Tomorrowland: A World Beyond

The film industry is currently going through a spout of regurgitating franchises based on books or plots that are part of a trilogy; usually drawn out to an unbearable degree. 

Interestingly, Disney's latest feature, which unashamedly flags environmental issues, comes in the form of an original narrative. An inspiring tale emerges bringing together both fresh and inventive ideas from the twisted mind of writer Damon Lindelof and the trademark heartfelt magic that the studio does so well.
Tomorrowland teleports us directly into an alternative universe based on the theme park attraction of the same name. Driven to invent a better habitat for humanity, the world's most ingenious inventors and top creative minds joined forces and created a place beyond your wildest dreams. A place free from war, religion and destruction, a place that actually has a future. A sci-fi, fantasy reality, concealed neatly in a badge pin that triggers the door to this Utopian realm. 

We are introduced to inquisitive boy genius Frank Miller who gets recruited by robot agent Athena and allowed access to the wonders of this other world. Latest recruit, rebellious tom-boy Casey is constantly challenging the way the world works. Worried sick that her NASA space engineer of a father will be put out of a job,  this girl will do anything including breaking into a government base in order to stop the inevitable from happening. Once she finds herself in a world where all her problems would cease to exist, it is her strong sense of determination that drives the latter part of the film forward. 

A cranky Clooney lends sarcasm and rationalism against the energetic and at times infantile newcomers Brit Robertson (Casey) and Raffey Cassidy (Athena).  Explosive CGI, vibrant wardrobes and spectacular landscapes come together creating an on screen sensory extravaganza. What really makes this film tick is it's strong inner message. Ultimately, this was made with children in mind, but one simply can't ignore the blatant dig at humanity for destroying our precious planet in a similar fashion to that of previous 2008 animation WALL-E. The inescapable dystopian destiny the human race has planned for itself is highlighted, albeit Casey has one thing that can save it all - hope.

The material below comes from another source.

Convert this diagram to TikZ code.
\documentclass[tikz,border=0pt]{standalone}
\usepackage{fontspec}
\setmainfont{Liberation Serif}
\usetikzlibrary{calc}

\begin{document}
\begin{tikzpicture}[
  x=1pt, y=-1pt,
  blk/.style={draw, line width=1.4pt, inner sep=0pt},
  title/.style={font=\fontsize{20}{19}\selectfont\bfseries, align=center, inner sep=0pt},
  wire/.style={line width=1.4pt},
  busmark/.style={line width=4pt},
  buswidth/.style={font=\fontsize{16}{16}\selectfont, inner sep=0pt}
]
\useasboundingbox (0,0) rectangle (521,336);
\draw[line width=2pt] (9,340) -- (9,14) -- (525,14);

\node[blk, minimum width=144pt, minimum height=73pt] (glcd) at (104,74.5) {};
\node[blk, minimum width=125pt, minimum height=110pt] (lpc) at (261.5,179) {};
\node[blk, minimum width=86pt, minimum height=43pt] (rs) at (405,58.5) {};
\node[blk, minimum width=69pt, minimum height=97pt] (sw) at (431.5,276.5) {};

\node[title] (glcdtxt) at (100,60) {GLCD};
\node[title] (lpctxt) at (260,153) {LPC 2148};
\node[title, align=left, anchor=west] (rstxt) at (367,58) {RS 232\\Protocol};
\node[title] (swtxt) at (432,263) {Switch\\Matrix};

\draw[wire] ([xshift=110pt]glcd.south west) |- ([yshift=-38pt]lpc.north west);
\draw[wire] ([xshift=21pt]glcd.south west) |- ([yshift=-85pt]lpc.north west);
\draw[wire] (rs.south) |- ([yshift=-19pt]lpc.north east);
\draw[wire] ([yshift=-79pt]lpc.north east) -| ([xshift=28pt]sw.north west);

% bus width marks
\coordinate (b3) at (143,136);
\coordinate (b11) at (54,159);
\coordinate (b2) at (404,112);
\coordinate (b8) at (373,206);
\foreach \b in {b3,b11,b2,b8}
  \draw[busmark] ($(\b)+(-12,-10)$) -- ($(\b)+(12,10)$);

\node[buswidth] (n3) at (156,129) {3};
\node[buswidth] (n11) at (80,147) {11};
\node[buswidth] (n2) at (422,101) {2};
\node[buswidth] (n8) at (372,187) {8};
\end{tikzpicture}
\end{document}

In fact, hope is the glue of Tomorrowland, except not much else is explained. After all this is the writer who brought us Lost, yet overloading us with various sub-plots and information, to then force out a resolution in a lightening speed rant by Casey seemed a rather easy way out. 

Above all, Tomorrowland is a visually stunning, crowd pleaser that is sure to be a success with it's target audience. Minus the lack of explanation and a few niggles when it came to the script, Bird and Lindelof, just like the creators of this universe make an unstoppable team when it comes to capturing your imagination. An inspiring and generally bewildering experience, not to mention the fun that is to be had watching a royal punch up in a collectors store and a perfectly timed one-liner from Brit baddie Nix played by no other than the plum Hugh Laurie. 

Now, who want's a jetpack?!

Tomorrowland is released in cinemas today, Friday 22nd May.